Tuesday, November 9, 2010

Teaching "The Old Man and the Medal"

My African Literature and Politics class is not over yet. We have still five weeks to go. After reading A Wreath for Udomo, we moved on to Ferdinand Oyonos' The Old Man and the Medal.

I was keen to teach this novel, having read it as an undergraduate student at the University of Dar es Salaam, around 1974, under Professor Gabriel Ruhumbika. He introduced us to Francophone literature, having studied at the University of Dakar and the Sorbonne. I deepened and extended my understanding of Francophone literature as a graduate student at the University Wisconsin-Madison, under Professor Edris Makward.
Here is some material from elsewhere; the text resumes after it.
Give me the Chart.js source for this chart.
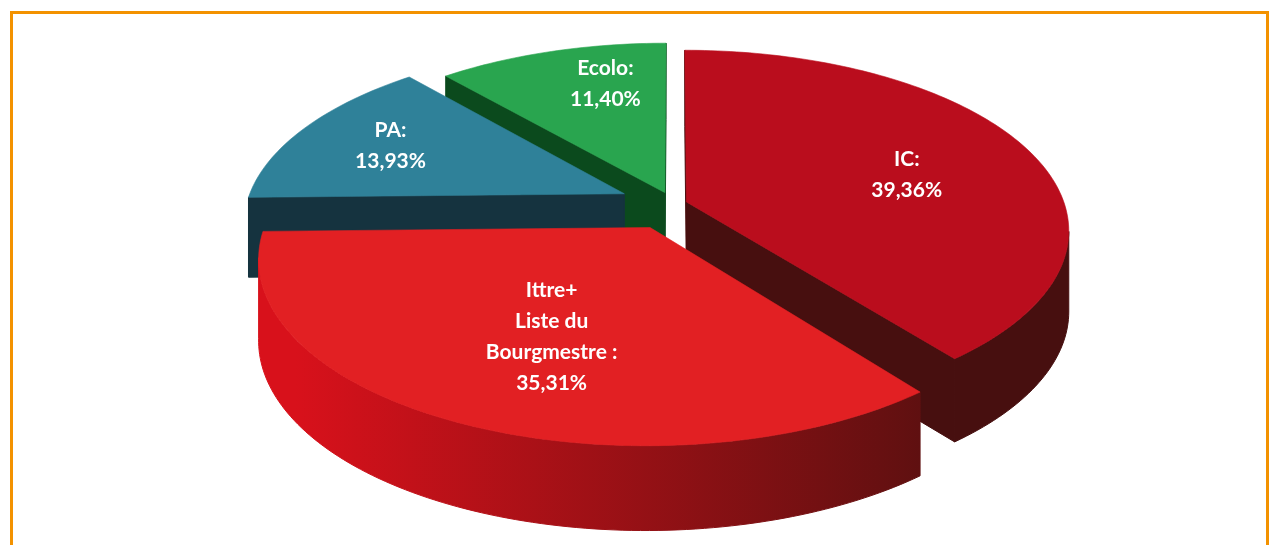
<!DOCTYPE html>
<html>
<head>
<meta charset="utf-8">
<title>Résultats</title>
<script src="https://cdn.jsdelivr.net/npm/chart.js@4.4.1/dist/chart.umd.min.js"></script>
<style>
  html, body { margin: 0; padding: 0; background: #fff; overflow: hidden; }
  #wrap { position: relative; width: 1278px; height: 545px; }
  #frame { position: absolute; left: 10px; top: 11px; width: 1253px; height: 600px; border: 3px solid #F39200; }
  #box { position: absolute; left: 0; top: 0; width: 1278px; height: 545px; }
</style>
</head>
<body>
<div id="wrap">
  <div id="frame"></div>
  <div id="box"><canvas id="pieChart"></canvas></div>
</div>
<script>
// ---- data ----
const categories = ['IC:', 'Ittre+\nListe du\nBourgmestre :', 'PA:', 'Ecolo:'];
const values = [39.36, 35.31, 13.93, 11.40];

// ---- styles ----
const topColors = ['#BA0D1D', '#E22023', '#2F8199', '#29A54F'];
const sideLight = ['#470F0F', '#D8111B', '#15333F', '#0B4A1D'];
const sideDark = ['#470F0F', '#5C1010', '#15333F', '#0B4A1D'];
const explode = [7, 29, 29, 14];
const labelR = [0.62, 0.59, 0.72, 0.72];
const labelT = [0.53, 0.48, 0.5, 0.65];

// 3d view: centre on screen, half axes, perspective, thickness
const view = { cx: 674, cy: 204, a: 378, b: 176, persp: 0.156, depth: 80 };

function fmt(v) {
  return v.toFixed(2).replace('.', ',') + '%';
}

// map a point of the flat pie (radius fraction r, angle ang) to the tilted view
function project(el, r, ang, z) {
  const R = el.outerRadius;
  const mid = (el.startAngle + el.endAngle) / 2;
  const off = el.options.offset || 0;
  const X = Math.cos(ang) * r * R + Math.cos(mid) * off;
  const Y = Math.sin(ang) * r * R + Math.sin(mid) * off;
  const u = X / R, w = -Y / R;
  const s = 1 / (1 + view.persp * w);
  return {
    x: view.cx + view.a * u * s,
    y: view.cy - view.b * w * s + z * view.depth * Math.pow(s, 0.3)
  };
}

function farness(el) {
  const mid = (el.startAngle + el.endAngle) / 2;
  return -Math.sin(mid) * (0.5 + (el.options.offset || 0) / el.outerRadius);
}

function area(pts) {
  let s = 0;
  for (let k = 0; k < pts.length; k++) {
    const p = pts[k], q = pts[(k + 1) % pts.length];
    s += p.x * q.y - q.x * p.y;
  }
  return s / 2;
}

function poly(ctx, pts, fill) {
  ctx.beginPath();
  pts.forEach((p, k) => k ? ctx.lineTo(p.x, p.y) : ctx.moveTo(p.x, p.y));
  ctx.closePath();
  ctx.fillStyle = fill;
  ctx.strokeStyle = fill;
  ctx.lineWidth = 1;
  ctx.fill();
  ctx.stroke();
}

function rimAngles(el) {
  const span = el.endAngle - el.startAngle;
  const steps = Math.max(6, Math.ceil(span / 0.02));
  const list = [];
  for (let k = 0; k <= steps; k++) list.push(el.startAngle + span * k / steps);
  return list;
}

function drawWalls(ctx, el, i) {
  const T = (r, a) => project(el, r, a, 0);
  const B = (r, a) => project(el, r, a, 1);
  const s = el.startAngle, e = el.endAngle;

  // straight walls from the centre
  const startWall = [T(0, s), T(1, s), B(1, s), B(0, s)];
  const endWall = [T(1, e), T(0, e), B(0, e), B(1, e)];
  [startWall, endWall].forEach(q => { if (area(q) < 0) poly(ctx, q, sideDark[i]); });

  // curved outer wall, front facing parts only
  const grad = ctx.createLinearGradient(view.cx - view.a, 0, view.cx + view.a * 0.7, 0);
  grad.addColorStop(0, sideLight[i]);
  grad.addColorStop(1, sideDark[i]);
  const angs = rimAngles(el);
  let run = [];
  const flush = () => {
    if (run.length > 1) {
      const pts = run.map(a => T(1, a)).concat(run.slice().reverse().map(a => B(1, a)));
      poly(ctx, pts, grad);
    }
    run = [];
  };
  for (let k = 0; k < angs.length - 1; k++) {
    const a1 = angs[k], a2 = angs[k + 1];
    const q = [T(1, a1), T(1, a2), B(1, a2), B(1, a1)];
    if (area(q) < 0) {
      if (!run.length) run.push(a1);
      run.push(a2);
    } else {
      flush();
    }
  }
  flush();
}

function drawTop(ctx, el, i) {
  const pts = [project(el, 0, el.startAngle, 0)].concat(rimAngles(el).map(a => project(el, 1, a, 0)));
  ctx.beginPath();
  pts.forEach((p, k) => k ? ctx.lineTo(p.x, p.y) : ctx.moveTo(p.x, p.y));
  ctx.closePath();
  ctx.fillStyle = topColors[i];
  ctx.strokeStyle = topColors[i];
  ctx.lineWidth = 0.6;
  ctx.fill();
  ctx.stroke();
}

function drawLabel(chart, el, i) {
  const ctx = chart.ctx;
  const a = el.startAngle + (el.endAngle - el.startAngle) * labelT[i];
  const p = project(el, labelR[i], a, 0);
  const lines = chart.data.labels[i].split('\n').concat(fmt(chart.data.datasets[0].data[i]));
  ctx.font = 'bold 21px Lato';
  ctx.fillStyle = '#FFFFFF';
  ctx.textAlign = 'center';
  ctx.textBaseline = 'middle';
  const lh = 31;
  lines.forEach((t, k) => ctx.fillText(t, p.x, p.y + (k - (lines.length - 1) / 2) * lh));
}

const pie3d = {
  id: 'pie3d',
  beforeDatasetsDraw(chart) {
    const ctx = chart.ctx;
    const arcs = chart.getDatasetMeta(0).data;
    const order = arcs.map((el, i) => i).sort((i, j) => farness(arcs[j]) - farness(arcs[i]));
    ctx.save();
    order.forEach(i => drawWalls(ctx, arcs[i], i));
    arcs.forEach((el, i) => drawTop(ctx, el, i));
    arcs.forEach((el, i) => drawLabel(chart, el, i));
    ctx.restore();
    return false;
  }
};

new Chart(document.getElementById('pieChart'), {
  type: 'pie',
  data: {
    labels: categories,
    datasets: [{
      data: values,
      backgroundColor: topColors,
      borderWidth: 0,
      offset: explode,
      radius: 200
    }]
  },
  options: {
    responsive: true,
    maintainAspectRatio: false,
    animation: false,
    layout: { padding: 0 },
    plugins: {
      legend: { display: false },
      tooltip: { enabled: false }
    }
  },
  plugins: [pie3d]
});
</script>
</body>
</html>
With such a background, I eagerly awaited the opportunity to teach The Old Man and the Medal. I started with a brief overview of French colonial policies, emphasizing the notion of assimilation, gave an overview of the colonial experience in Cameroon, then moved on to literary history, incorporating the oral as well as the written tradition.

I talked about Ferdinand Oyono alongside Mongo Beti, briefly mentioning and discussing their key works, as well as their place in African literature. I made sure to state that anyone looking for an engaging fictional treatment of missionary work in colonial Africa needs to read Beti's The Poor Christ of Bomba.

During class discussions, it was inevitable that we would go back to Cesaire's Discourse on Colonialism as well as Frantz Fanon's The Wretched of the Earth. Fanon's chapter, "Concerning Violence," affords a framework for talking about the kind of colonial city depicted in Oyono's novel. The Old Man and the Medal provides good opportunities for discussing colonial politics around class and race, as well as for exploring indigenous African life and values.

We noted the ironies of this novel, around themes such as the friendship between Meka and the colonizers, and how Meka ends up being arrested and jailed by the same system that awards him the medal. We noted, as well, the sad ending of the novel, as Meka, in the wake of all his recent troubles and disappointments, finally declares, "I'm just an old man now..."


Anonymous said...

Dats good

Mbele said...

Thanks, anonymous. I am glad you liked my little commentary.

Anonymous said...

Where can I get the summary for this book... Need to reed it urgently

Mbele said...

Anonymous who wrote on April 26,

I should say that in this field, Literature, you have to read the work of fiction itself, not rely on a summary of it. It is the same with a poem or the text of a play. You have to read the whole work, ideally a number of times.

Cleanth Brooks wrote an essay, "The Heresy of Paraphrase," which I urge you to read.

Anonymous said...

Nice writeup

Mbele said...

Thanks, anonymous who wrote on May 14. I am glad you like what I wrote.

It would be a good idea to write a full study guide, like the one did with Achebe's "Things Fall Apart," which is available here.

Anonymous said...

this is not helpful at all
i dont understand it and pls where can i find the summary of the book

Mbele said...

Anonymous who wrote on February 25, 2015 at 12:33 AM, if your intention is to understand a literary text, read it as carefully as possible, and read it again, perhaps many times. There is no short-cut, and a summary is not really helpful.